Movie Review: Pacific Rim: Uprising

  1/2
Love | 2018-03-16|1 hr 51 min
CAST
John Boyega, Scott Eastwood, Cailee Spaeny, Burn Gorman, Charlie Day, Tian Jing, Rinko Kikuchi, and Jin Zhang.
Director - Steven S. DeKnight
Story:

Ten years after the war against Kaijus (the first film), Jake Pentecost (John Boyega) is living in the shadow of his father, heroic apocalypse saviour, Stacker Pentecost (Idris Elba). The street-smart man wants to live his life selling Jaegar parts on the black market. But an arrest brings him back to where he started and puts him in charge of young cadets at the Jaeger pilot programme with his sister/mentor Mako Mori (Rinko Kikuchi) and pal Nate Lambert (Scott Eastwood). The Kaijus return and Jake realises he now needs to mentor a new generation of fighters and save the world.

Review:

Pacific Rim: Uprising shades the grim nature of its predecessor and instead of being a survivor drama — dragging the story into lethargic realms — becomes a fun chronicle of beating up monsters with giant machines, updated with funky inventions and spunky pilots.

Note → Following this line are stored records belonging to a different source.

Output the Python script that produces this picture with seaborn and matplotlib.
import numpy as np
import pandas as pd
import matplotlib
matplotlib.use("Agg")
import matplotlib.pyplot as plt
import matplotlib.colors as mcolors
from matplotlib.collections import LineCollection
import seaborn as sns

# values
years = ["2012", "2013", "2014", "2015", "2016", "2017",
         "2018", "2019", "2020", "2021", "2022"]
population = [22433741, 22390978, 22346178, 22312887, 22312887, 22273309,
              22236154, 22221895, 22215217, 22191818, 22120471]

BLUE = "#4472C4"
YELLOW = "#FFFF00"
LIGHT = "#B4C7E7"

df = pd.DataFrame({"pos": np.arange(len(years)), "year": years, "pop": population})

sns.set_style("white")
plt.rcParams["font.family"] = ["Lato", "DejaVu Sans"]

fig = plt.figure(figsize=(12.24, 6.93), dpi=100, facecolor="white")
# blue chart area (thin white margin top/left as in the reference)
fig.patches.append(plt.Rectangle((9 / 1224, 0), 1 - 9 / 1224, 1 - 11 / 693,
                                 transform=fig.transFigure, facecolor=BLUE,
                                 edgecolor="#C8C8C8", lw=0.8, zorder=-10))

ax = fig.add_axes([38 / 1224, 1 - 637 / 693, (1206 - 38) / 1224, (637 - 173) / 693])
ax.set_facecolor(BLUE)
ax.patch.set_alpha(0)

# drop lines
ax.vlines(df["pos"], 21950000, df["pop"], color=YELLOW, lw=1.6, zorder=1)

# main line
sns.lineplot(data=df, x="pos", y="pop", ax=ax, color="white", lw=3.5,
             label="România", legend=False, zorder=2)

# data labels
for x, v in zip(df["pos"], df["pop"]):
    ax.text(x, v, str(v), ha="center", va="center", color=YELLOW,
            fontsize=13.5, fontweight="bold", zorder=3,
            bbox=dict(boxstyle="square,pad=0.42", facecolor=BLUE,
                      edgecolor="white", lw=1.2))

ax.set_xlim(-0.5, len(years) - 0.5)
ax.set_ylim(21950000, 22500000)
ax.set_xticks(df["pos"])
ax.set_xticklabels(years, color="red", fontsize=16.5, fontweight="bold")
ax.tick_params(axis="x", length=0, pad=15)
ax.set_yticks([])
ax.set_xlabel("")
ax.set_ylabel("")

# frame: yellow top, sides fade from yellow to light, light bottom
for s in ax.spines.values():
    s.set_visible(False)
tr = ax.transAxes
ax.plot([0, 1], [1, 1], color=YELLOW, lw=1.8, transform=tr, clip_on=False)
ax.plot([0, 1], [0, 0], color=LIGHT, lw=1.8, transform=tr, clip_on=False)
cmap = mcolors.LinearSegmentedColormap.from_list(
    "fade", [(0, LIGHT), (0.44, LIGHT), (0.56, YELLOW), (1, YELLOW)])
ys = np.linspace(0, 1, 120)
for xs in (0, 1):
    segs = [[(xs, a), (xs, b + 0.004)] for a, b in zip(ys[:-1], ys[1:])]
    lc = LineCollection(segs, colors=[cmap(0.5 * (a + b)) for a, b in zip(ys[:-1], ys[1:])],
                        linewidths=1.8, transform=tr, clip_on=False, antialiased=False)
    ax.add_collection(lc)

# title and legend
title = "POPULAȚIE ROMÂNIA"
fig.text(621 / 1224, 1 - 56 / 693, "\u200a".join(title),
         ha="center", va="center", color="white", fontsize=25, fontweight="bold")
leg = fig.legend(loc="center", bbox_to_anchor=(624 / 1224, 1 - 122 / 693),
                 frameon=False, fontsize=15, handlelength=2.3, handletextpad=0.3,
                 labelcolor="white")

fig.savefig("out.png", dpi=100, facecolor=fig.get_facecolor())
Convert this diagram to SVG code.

The improved Jaegers have gravity slings, electric whips, plasma swords, gigantic guns, and laser batons. They fight improved Kaijus and cause property destruction of astronomical heights. The action scenes are sleek. They appear at regular intervals so that viewers are not bored. 

To remind the viewers that it's not all about the CGI mastery (which BTW shames the Transformers franchise when it comes to levels of destruction) and there are humans involved, the story throws some light on the bond between Mako and Jake. Jake's mentoring scenes with Amara feature funny zingers. Nate dismisses Jake's outsider perspective about the pilot programme but, eventually, their bromance wins out and they stand united against the Kaiju invasion.

The story hints at the perils of automating war weapons. It also points fingers at the drone situation being dealt with all over the world these days. But it is still shallow enough to not prompt deep thoughts.

The movie's brighter palette is a big contribution, taking this installment of Pacific Rim a notch above the first.